Thought Leadership
Man kann verstehen, wenn so manch einem aufrechten Demokraten in der Krise Bange wird ob der Frage nach der Rechtsstaatlichkeit der Maßnahmen. Es ist frappierend, wie die Politik mit der Angst vor der Ansteckung beinahe jede Freiheitsbeschränkung bei der Bevölkerung durchsetzen kann und dafür sogar noch Zustimmung erhält. So sind in der Krise zeitweise 90 Prozent der Deutschen mit den von der Politik verfügten Ausgangsbeschränkungen einverstanden. Wann hat eine demokratisch gewählte Regierung in Deutschland jemals Zustimmungswerte von 90 Prozent? Nie zuvor!

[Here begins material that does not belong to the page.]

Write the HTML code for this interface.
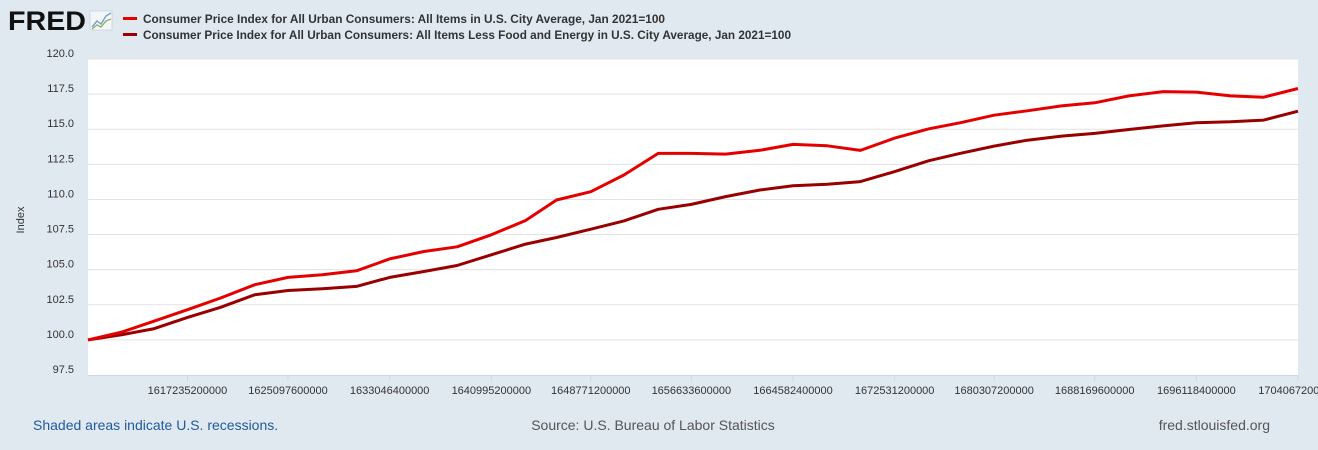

Man mag diese Hörigkeit harsch kritisieren, hinter ihr ein historisches Obrigkeitsdenken vermuten. Es gibt aber auch die umgekehrte Interpretation: Die Mehrzahl der Deutschen stuft die Rechtsstaatlichkeit in der Bundesrepublik Deutschland als derart gefestigt ein, dass sie vorübergehende Einschränkungen angesichts einer Gefahrensituation gelassen nimmt. Angela Merkel wird nicht verdächtigt, eine dauerhafte Machtfülle wie Russlands Wladimir Putin, Chinas Xi Jinping oder Recep Erdogon aus der Türkei auf sich zu vereinen. Die Einschränkungen werden daher weniger als Maßnahmen der Politik, sondern vielmehr der Wissenschaft und der Vernunft eingestuft. Die Menschen sind überwiegend zu Hause geblieben, nicht, weil es ihnen der Staat vorgeschrieben hat, sondern weil sie selbst die Gefahr durch das Virus für sich und die Gesellschaft erkannt haben. Der Großteil der Bevölkerung hat nicht das Gefühl, bevormundet zu werden, sondern sieht die Politik als ausführende Kraft eines gemeinsamen Interesses, nämlich die Ausbreitung des Virus zu stoppen.
Es liegt wohl im Auge des Betrachters, welche dieser beiden Varianten man sieht.